La oración humilde
Homilía. C. Domingo XXX del Tiempo Ordinario
Textos: Si 35,15b-17.20-22a; Sal 33; 2 Tm 4,6-8.16-18; Lc 18,9-14.
La oración, además de perseverante, ha de ser humilde. Por eso comienza con el reconocimiento de los propios pecados: “los gritos del pobre atraviesan las nubes y hasta alcanzar a Dios no descansan”, dice el libro del Eclesiástico. La humilde toma de conciencia de lo que somos debe empujarnos a ofrecernos al Señor para ser purificados: “¡Oh Dios!, ten compasión de este pecador”, rezaba el publicano.
La oración es incompatible con el menosprecio de Dios. “¿Desde dónde hablamos cuando oramos? ¿Desde la altura de nuestro orgullo y de nuestra propia voluntad, o desde ‘lo más profundo’ (Sal 130,1) de un corazón humilde y contrito?”, se pregunta el Catecismo. Atribuirse principalmente a uno mismo, y no a Dios, las buenas obras equivale, en cierto modo, a negar a Dios, ya que todo lo bueno procede de Él.
San Gregorio comenta que “de cuatro maneras suele demostrarse la hinchazón con que se da a conocer la arrogancia”. La primera de ellas es “cuando cada uno cree que lo bueno nace exclusivamente de sí mismo”. El fariseo no se desprende de su yo: “Ayuno dos veces por semana y pago el diezmo de todo lo que tengo”. De este modo no reconoce la primacía de la acción de Dios. Las buenas obras se deben, en primer lugar, a la gracia de Dios, y sólo secundariamente a nuestra colaboración libre con ella.

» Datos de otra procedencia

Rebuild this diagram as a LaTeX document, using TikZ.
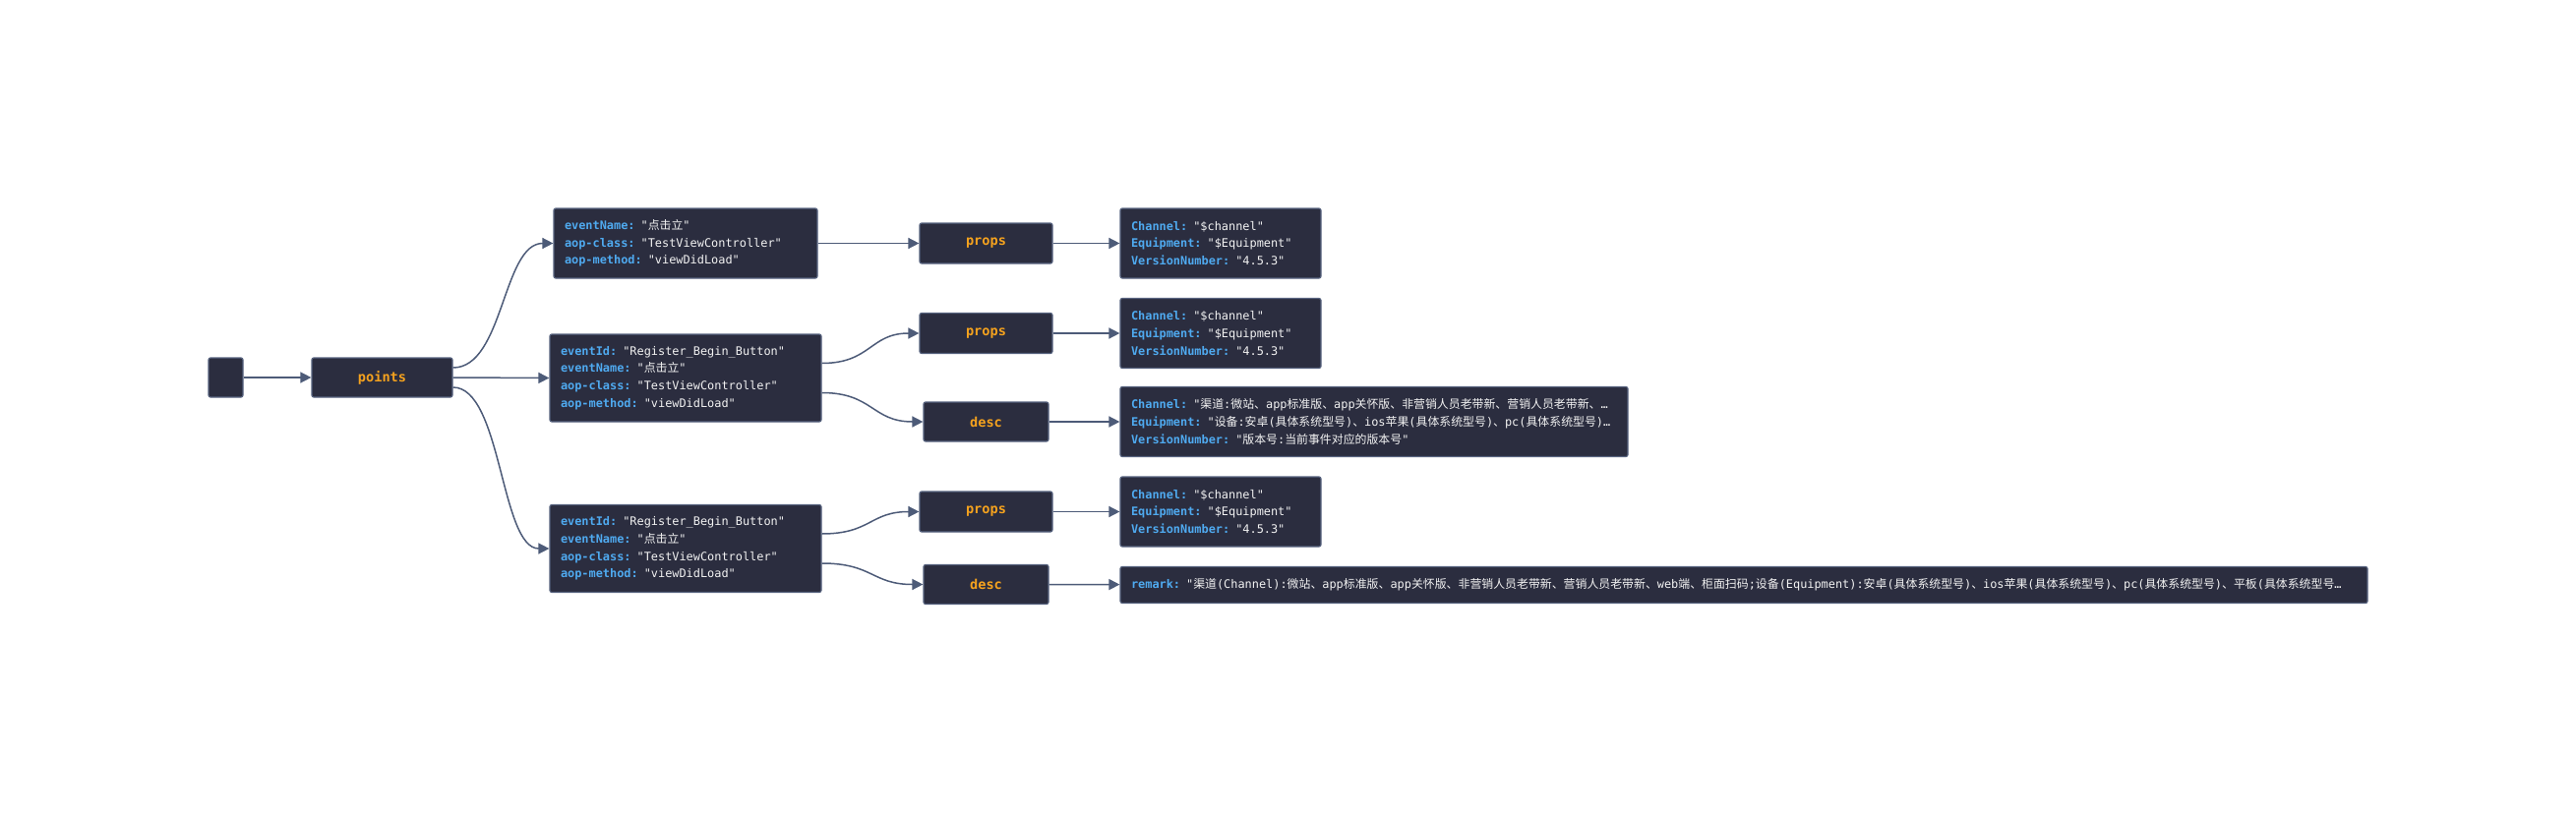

Se da a conocer también la arrogancia “cuando uno, convencido de que se le ha dado la gracia de lo alto, cree haberla recibido por los propios méritos”. En sentido estricto, frente a Dios no hay “mérito” por parte del hombre: “Entre Él y nosotros, la desigualdad no tiene medida, porque nosotros lo hemos recibido todo de Él, nuestro Creador” (Catecismo, 2007). Los méritos de nuestras obras son dones de Dios que tienen su fuente en el amor de Cristo.